Formalmente (y esto es lo que más nos debería interesar, más allá de cuestiones sociológicas), La casa sin llaves sí ha envejecido como obra policíaca: mezcla de investigación poco rigurosa y aventura liviana, es una obra vocacionalmente ligera que se acaba haciendo pesada por extenderse un tercio más de lo necesario; no deja, eso sí, de resultar entretenida, aunque la prosa no sea tan bonita como la de James M. Cain ni vaya tan al grano como la de Rex Stout. Pero cumple su función de ofrecer una jornada de lectura agradable y nos asoma a un mundo que se anuncia decadente y agónico ‒el de los privilegios de los turistas millonarios blancos en tierras colonizadas‒, pero que todavía pervive en la mayor parte del planeta.

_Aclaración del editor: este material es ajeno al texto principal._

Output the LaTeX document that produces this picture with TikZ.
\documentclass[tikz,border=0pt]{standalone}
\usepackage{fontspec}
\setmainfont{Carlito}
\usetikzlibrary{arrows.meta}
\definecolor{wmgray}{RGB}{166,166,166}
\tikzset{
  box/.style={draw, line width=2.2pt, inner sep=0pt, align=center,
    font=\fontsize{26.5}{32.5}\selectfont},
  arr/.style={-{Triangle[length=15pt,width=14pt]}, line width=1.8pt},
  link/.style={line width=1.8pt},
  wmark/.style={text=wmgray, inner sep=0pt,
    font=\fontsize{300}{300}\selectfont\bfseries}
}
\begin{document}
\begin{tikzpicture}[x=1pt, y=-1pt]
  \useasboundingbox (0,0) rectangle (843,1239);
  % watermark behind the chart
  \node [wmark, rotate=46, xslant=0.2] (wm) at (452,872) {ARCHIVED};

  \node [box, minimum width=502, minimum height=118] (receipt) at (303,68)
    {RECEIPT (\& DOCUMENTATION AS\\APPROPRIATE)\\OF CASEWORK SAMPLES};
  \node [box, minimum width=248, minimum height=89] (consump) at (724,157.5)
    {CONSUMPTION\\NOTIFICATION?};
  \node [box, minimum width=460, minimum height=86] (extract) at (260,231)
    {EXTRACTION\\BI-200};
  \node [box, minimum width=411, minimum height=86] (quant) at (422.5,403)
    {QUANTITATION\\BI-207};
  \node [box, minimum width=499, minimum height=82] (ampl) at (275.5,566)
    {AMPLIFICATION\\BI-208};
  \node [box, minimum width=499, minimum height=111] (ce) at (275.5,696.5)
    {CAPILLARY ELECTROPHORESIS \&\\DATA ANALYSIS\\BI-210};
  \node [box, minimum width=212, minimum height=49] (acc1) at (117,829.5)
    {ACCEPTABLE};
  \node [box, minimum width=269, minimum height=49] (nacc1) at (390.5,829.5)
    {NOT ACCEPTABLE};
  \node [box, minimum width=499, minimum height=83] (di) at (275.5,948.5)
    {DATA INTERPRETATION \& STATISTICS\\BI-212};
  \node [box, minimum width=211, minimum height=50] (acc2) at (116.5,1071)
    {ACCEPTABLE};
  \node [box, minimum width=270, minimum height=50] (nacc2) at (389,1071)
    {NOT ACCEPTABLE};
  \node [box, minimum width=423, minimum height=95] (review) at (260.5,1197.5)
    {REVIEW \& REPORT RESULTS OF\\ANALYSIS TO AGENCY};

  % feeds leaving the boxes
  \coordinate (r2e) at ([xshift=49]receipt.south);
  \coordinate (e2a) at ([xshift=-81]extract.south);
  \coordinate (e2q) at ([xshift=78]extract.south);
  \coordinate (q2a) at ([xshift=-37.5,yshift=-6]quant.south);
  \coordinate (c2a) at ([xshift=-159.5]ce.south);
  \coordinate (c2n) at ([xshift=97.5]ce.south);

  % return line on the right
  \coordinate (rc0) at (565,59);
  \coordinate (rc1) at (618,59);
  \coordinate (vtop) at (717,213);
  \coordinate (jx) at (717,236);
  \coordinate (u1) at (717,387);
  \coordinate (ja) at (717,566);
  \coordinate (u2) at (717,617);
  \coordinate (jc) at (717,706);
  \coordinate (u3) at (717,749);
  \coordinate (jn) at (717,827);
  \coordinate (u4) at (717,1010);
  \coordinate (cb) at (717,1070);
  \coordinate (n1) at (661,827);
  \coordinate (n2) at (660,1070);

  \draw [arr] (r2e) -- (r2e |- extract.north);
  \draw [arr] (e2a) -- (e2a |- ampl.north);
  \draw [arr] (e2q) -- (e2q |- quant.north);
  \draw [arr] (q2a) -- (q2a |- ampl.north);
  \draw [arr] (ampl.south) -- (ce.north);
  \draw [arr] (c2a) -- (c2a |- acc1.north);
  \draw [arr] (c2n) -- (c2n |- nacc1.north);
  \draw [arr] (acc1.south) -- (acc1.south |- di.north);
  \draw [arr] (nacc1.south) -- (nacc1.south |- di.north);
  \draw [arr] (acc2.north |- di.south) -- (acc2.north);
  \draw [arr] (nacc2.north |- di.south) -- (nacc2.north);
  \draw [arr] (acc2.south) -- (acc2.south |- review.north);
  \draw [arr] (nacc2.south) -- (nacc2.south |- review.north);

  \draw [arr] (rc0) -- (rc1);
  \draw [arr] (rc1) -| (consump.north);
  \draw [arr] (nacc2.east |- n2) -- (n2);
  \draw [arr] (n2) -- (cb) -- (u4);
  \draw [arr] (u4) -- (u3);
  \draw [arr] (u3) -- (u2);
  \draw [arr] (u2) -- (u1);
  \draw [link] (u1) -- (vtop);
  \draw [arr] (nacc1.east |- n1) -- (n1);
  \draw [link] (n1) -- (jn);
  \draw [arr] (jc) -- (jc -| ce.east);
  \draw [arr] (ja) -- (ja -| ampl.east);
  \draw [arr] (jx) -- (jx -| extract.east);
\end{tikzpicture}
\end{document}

Como detalle gracioso, la intriga se desarrolla en «los Felices 20» y varios personajes se pasan la novela suspirando nostálgicos por cómo eran la vida y la propia Honolulu en los años 80. «La década de los 80 sí que era una maravilla», afirman de varios modos y en numerosas ocasiones muchos de ellos. Claro, se refieren a los 80 del siglo XIX.
¡Pero por un momento parece que estemos oyendo a los pesados cincuentones de Facebook llorando sobre su juventud pasada!
PD. No deja de ser mala suerte que el mejor Charlie Chan en la pantalla grande fuera un actor sueco, Warner Oland. Yo debo confesar que me gusta muchísimo su interpretación. Pero si incurro en algún pecado, sacrilegio o delito al confesarlo, retiro esta opinión de inmediato y me invento una a gusto de la sensibilidad predominante.
(La portada reproducida pertenece a la edición de 1982 que compré y leí en mi infancia).